**Problem to solve**
Restate all the material verbatim, except for the pictures.

○ ○ ○

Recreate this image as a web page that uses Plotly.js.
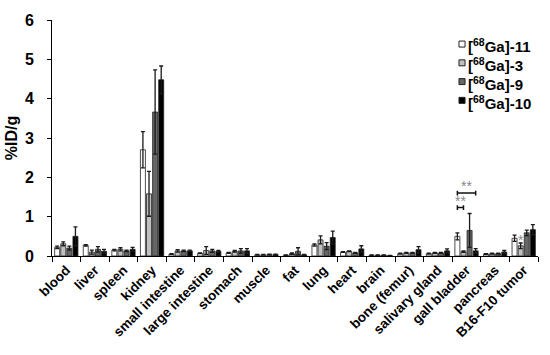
<!DOCTYPE html>
<html>
<head>
<meta charset="utf-8">
<script src="https://cdn.plot.ly/plotly-3.0.1.min.js"></script>
<style>html,body{margin:0;padding:0;background:#fff;}#chart{width:550px;height:355px;}</style>
</head>
<body>
<div id="chart"></div>
<script>
var categories = ["blood","liver","spleen","kidney","small intestine","large intestine","stomach","muscle","fat","lung","heart","brain","bone (femur)","salivary gland","gall bladder","pancreas","B16-F10 tumor"];
var seriesNames = ["[<sup>68</sup>Ga]-11","[<sup>68</sup>Ga]-3","[<sup>68</sup>Ga]-9","[<sup>68</sup>Ga]-10"];
var ga11 = [0.22,0.27,0.15,2.70,0.05,0.07,0.08,0.03,0.02,0.28,0.10,0.02,0.06,0.06,0.50,0.05,0.45];
var ga11Err = [0.03,0.02,0.02,0.46,0.01,0.01,0.01,0.01,0.01,0.03,0.01,0.005,0.01,0.01,0.09,0.01,0.08];
var ga3 = [0.31,0.10,0.17,1.58,0.13,0.14,0.12,0.03,0.06,0.41,0.12,0.02,0.08,0.08,0.11,0.06,0.26];
var ga3Err = [0.05,0.05,0.04,0.57,0.03,0.10,0.02,0.01,0.02,0.10,0.01,0.005,0.01,0.01,0.02,0.01,0.07];
var ga9 = [0.20,0.17,0.13,3.66,0.13,0.13,0.13,0.04,0.12,0.25,0.08,0.02,0.08,0.08,0.65,0.06,0.59];
var ga9Err = [0.05,0.07,0.02,1.07,0.02,0.04,0.06,0.01,0.09,0.09,0.01,0.005,0.01,0.01,0.43,0.01,0.07];
var ga10 = [0.50,0.12,0.17,4.48,0.13,0.12,0.13,0.04,0.03,0.47,0.18,0.01,0.16,0.13,0.13,0.10,0.67];
var ga10Err = [0.24,0.05,0.05,0.35,0.02,0.02,0.06,0.01,0.01,0.16,0.08,0.005,0.08,0.05,0.06,0.04,0.13];
var fills = ["#ffffff","#c0c0c0","#666666","#000000"];
var yTicks = [0,1,2,3,4,5,6];
// significance: [category, bar from, bar to, bracket level, label]
var sigCats = ["gall bladder","gall bladder"];
var sigFrom = [0,0];
var sigTo = [1,3];
var sigLevel = [1.23,1.60];
var sigText = ["**","**"];

var font = "Arial, 'Liberation Sans', sans-serif";
var vals = [ga11, ga3, ga9, ga10];
var errs = [ga11Err, ga3Err, ga9Err, ga10Err];
var traces = [];
for (var i = 0; i < 4; i++) {
  traces.push({
    type: "bar", x: categories, y: vals[i], name: seriesNames[i], showlegend: false,
    marker: {color: fills[i], line: {color: "#222", width: 0.8}},
    error_y: {type: "data", array: errs[i], visible: true, color: "#1a1a1a", thickness: 1.3, width: 2}
  });
}

var slot = 0.853 / 4;
function barPos(g, k) { return g + (k - 1.5) * slot; }
var shapes = [], annotations = [];
for (var s = 0; s < sigCats.length; s++) {
  var g = categories.indexOf(sigCats[s]);
  var x0 = barPos(g, sigFrom[s]), x1 = barPos(g, sigTo[s]), y = sigLevel[s], c = 0.06;
  shapes.push({type: "path", xref: "x", yref: "y",
    path: "M" + x0 + "," + (y - c) + "L" + x0 + "," + (y + c) + "M" + x0 + "," + y + "L" + x1 + "," + y +
          "M" + x1 + "," + (y - c) + "L" + x1 + "," + (y + c),
    line: {color: "#111", width: 1.5}});
  annotations.push({x: (x0 + x1) / 2, y: y + 0.17, xref: "x", yref: "y", text: sigText[s], showarrow: false,
    xanchor: "center", yanchor: "middle", borderpad: 0,
    font: {family: font, size: 14, color: "#8a8a8a"}});
}
var tum = categories.indexOf("B16-F10 tumor");
annotations.push({x: barPos(tum, 1), y: ga3[tum] + ga3Err[tum] + 0.08, xref: "x", yref: "y", text: "*", showarrow: false,
  xanchor: "center", yanchor: "middle", borderpad: 0, font: {family: font, size: 14, color: "#8a8a8a"}});

// legend drawn as paper-positioned swatches and labels
var legX = 0.8374, legW = 0.0125, legRowTop = 0.898, legRowStep = 0.0795, legH = 0.0254;
for (var k = 0; k < 4; k++) {
  var yc = legRowTop - k * legRowStep;
  shapes.push({type: "rect", xref: "paper", yref: "paper", x0: legX, x1: legX + legW,
    y0: yc - legH / 2, y1: yc + legH / 2, fillcolor: fills[k], line: {color: "#222", width: 1}});
  annotations.push({xref: "paper", yref: "paper", x: legX + legW + 0.004, y: yc - 0.008, text: seriesNames[k],
    showarrow: false, xanchor: "left", yanchor: "middle", borderpad: 0,
    font: {family: font, size: 15, weight: "bold", color: "#000"}});
}

var layout = {
  width: 550, height: 355,
  margin: {l: 52, r: 12, t: 20, b: 99},
  paper_bgcolor: "#fff", plot_bgcolor: "#fff",
  barmode: "group", bargap: 0.147, bargroupgap: 0.18,
  showlegend: false,
  font: {family: font, color: "#000"},
  xaxis: {
    type: "category", showline: true, linecolor: "#000", linewidth: 1,
    ticks: "outside", tickson: "boundaries", ticklen: 5, tickcolor: "#000",
    tickangle: -45, tickfont: {family: font, size: 13.5, weight: "bold", color: "#000"},
    showgrid: false, zeroline: false, automargin: false
  },
  yaxis: {
    range: [0, 6], tickvals: yTicks, showline: true, linecolor: "#000", linewidth: 1,
    ticks: "outside", ticklen: 4, tickcolor: "#000", showgrid: false, zeroline: false,
    ticklabelstandoff: 10, automargin: false,
    tickfont: {family: font, size: 16, weight: "bold", color: "#000"},
    title: {text: "%ID/g", font: {family: font, size: 16, weight: "bold", color: "#000"}, standoff: 3}
  },
  shapes: shapes, annotations: annotations
};
Plotly.newPlot("chart", traces, layout, {displayModeBar: false, staticPlot: true});
</script>
</body>
</html>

○ ○ ○

**Task result**
Recreate this image as a web page that uses Plotly.js.
<!DOCTYPE html>
<html>
<head>
<meta charset="utf-8">
<script src="https://cdn.plot.ly/plotly-3.0.1.min.js"></script>
<style>html,body{margin:0;padding:0;background:#fff;}#chart{width:550px;height:355px;}</style>
</head>
<body>
<div id="chart"></div>
<script>
var categories = ["blood","liver","spleen","kidney","small intestine","large intestine","stomach","muscle","fat","lung","heart","brain","bone (femur)","salivary gland","gall bladder","pancreas","B16-F10 tumor"];
var seriesNames = ["[<sup>68</sup>Ga]-11","[<sup>68</sup>Ga]-3","[<sup>68</sup>Ga]-9","[<sup>68</sup>Ga]-10"];
var ga11 = [0.22,0.27,0.15,2.70,0.05,0.07,0.08,0.03,0.02,0.28,0.10,0.02,0.06,0.06,0.50,0.05,0.45];
var ga11Err = [0.03,0.02,0.02,0.46,0.01,0.01,0.01,0.01,0.01,0.03,0.01,0.005,0.01,0.01,0.09,0.01,0.08];
var ga3 = [0.31,0.10,0.17,1.58,0.13,0.14,0.12,0.03,0.06,0.41,0.12,0.02,0.08,0.08,0.11,0.06,0.26];
var ga3Err = [0.05,0.05,0.04,0.57,0.03,0.10,0.02,0.01,0.02,0.10,0.01,0.005,0.01,0.01,0.02,0.01,0.07];
var ga9 = [0.20,0.17,0.13,3.66,0.13,0.13,0.13,0.04,0.12,0.25,0.08,0.02,0.08,0.08,0.65,0.06,0.59];
var ga9Err = [0.05,0.07,0.02,1.07,0.02,0.04,0.06,0.01,0.09,0.09,0.01,0.005,0.01,0.01,0.43,0.01,0.07];
var ga10 = [0.50,0.12,0.17,4.48,0.13,0.12,0.13,0.04,0.03,0.47,0.18,0.01,0.16,0.13,0.13,0.10,0.67];
var ga10Err = [0.24,0.05,0.05,0.35,0.02,0.02,0.06,0.01,0.01,0.16,0.08,0.005,0.08,0.05,0.06,0.04,0.13];
var fills = ["#ffffff","#c0c0c0","#666666","#000000"];
var yTicks = [0,1,2,3,4,5,6];
// significance: [category, bar from, bar to, bracket level, label]
var sigCats = ["gall bladder","gall bladder"];
var sigFrom = [0,0];
var sigTo = [1,3];
var sigLevel = [1.23,1.60];
var sigText = ["**","**"];

var font = "Arial, 'Liberation Sans', sans-serif";
var vals = [ga11, ga3, ga9, ga10];
var errs = [ga11Err, ga3Err, ga9Err, ga10Err];
var traces = [];
for (var i = 0; i < 4; i++) {
  traces.push({
    type: "bar", x: categories, y: vals[i], name: seriesNames[i], showlegend: false,
    marker: {color: fills[i], line: {color: "#222", width: 0.8}},
    error_y: {type: "data", array: errs[i], visible: true, color: "#1a1a1a", thickness: 1.3, width: 2}
  });
}

var slot = 0.853 / 4;
function barPos(g, k) { return g + (k - 1.5) * slot; }
var shapes = [], annotations = [];
for (var s = 0; s < sigCats.length; s++) {
  var g = categories.indexOf(sigCats[s]);
  var x0 = barPos(g, sigFrom[s]), x1 = barPos(g, sigTo[s]), y = sigLevel[s], c = 0.06;
  shapes.push({type: "path", xref: "x", yref: "y",
    path: "M" + x0 + "," + (y - c) + "L" + x0 + "," + (y + c) + "M" + x0 + "," + y + "L" + x1 + "," + y +
          "M" + x1 + "," + (y - c) + "L" + x1 + "," + (y + c),
    line: {color: "#111", width: 1.5}});
  annotations.push({x: (x0 + x1) / 2, y: y + 0.17, xref: "x", yref: "y", text: sigText[s], showarrow: false,
    xanchor: "center", yanchor: "middle", borderpad: 0,
    font: {family: font, size: 14, color: "#8a8a8a"}});
}
var tum = categories.indexOf("B16-F10 tumor");
annotations.push({x: barPos(tum, 1), y: ga3[tum] + ga3Err[tum] + 0.08, xref: "x", yref: "y", text: "*", showarrow: false,
  xanchor: "center", yanchor: "middle", borderpad: 0, font: {family: font, size: 14, color: "#8a8a8a"}});

// legend drawn as paper-positioned swatches and labels
var legX = 0.8374, legW = 0.0125, legRowTop = 0.898, legRowStep = 0.0795, legH = 0.0254;
for (var k = 0; k < 4; k++) {
  var yc = legRowTop - k * legRowStep;
  shapes.push({type: "rect", xref: "paper", yref: "paper", x0: legX, x1: legX + legW,
    y0: yc - legH / 2, y1: yc + legH / 2, fillcolor: fills[k], line: {color: "#222", width: 1}});
  annotations.push({xref: "paper", yref: "paper", x: legX + legW + 0.004, y: yc - 0.008, text: seriesNames[k],
    showarrow: false, xanchor: "left", yanchor: "middle", borderpad: 0,
    font: {family: font, size: 15, weight: "bold", color: "#000"}});
}

var layout = {
  width: 550, height: 355,
  margin: {l: 52, r: 12, t: 20, b: 99},
  paper_bgcolor: "#fff", plot_bgcolor: "#fff",
  barmode: "group", bargap: 0.147, bargroupgap: 0.18,
  showlegend: false,
  font: {family: font, color: "#000"},
  xaxis: {
    type: "category", showline: true, linecolor: "#000", linewidth: 1,
    ticks: "outside", tickson: "boundaries", ticklen: 5, tickcolor: "#000",
    tickangle: -45, tickfont: {family: font, size: 13.5, weight: "bold", color: "#000"},
    showgrid: false, zeroline: false, automargin: false
  },
  yaxis: {
    range: [0, 6], tickvals: yTicks, showline: true, linecolor: "#000", linewidth: 1,
    ticks: "outside", ticklen: 4, tickcolor: "#000", showgrid: false, zeroline: false,
    ticklabelstandoff: 10, automargin: false,
    tickfont: {family: font, size: 16, weight: "bold", color: "#000"},
    title: {text: "%ID/g", font: {family: font, size: 16, weight: "bold", color: "#000"}, standoff: 3}
  },
  shapes: shapes, annotations: annotations
};
Plotly.newPlot("chart", traces, layout, {displayModeBar: false, staticPlot: true});
</script>
</body>
</html>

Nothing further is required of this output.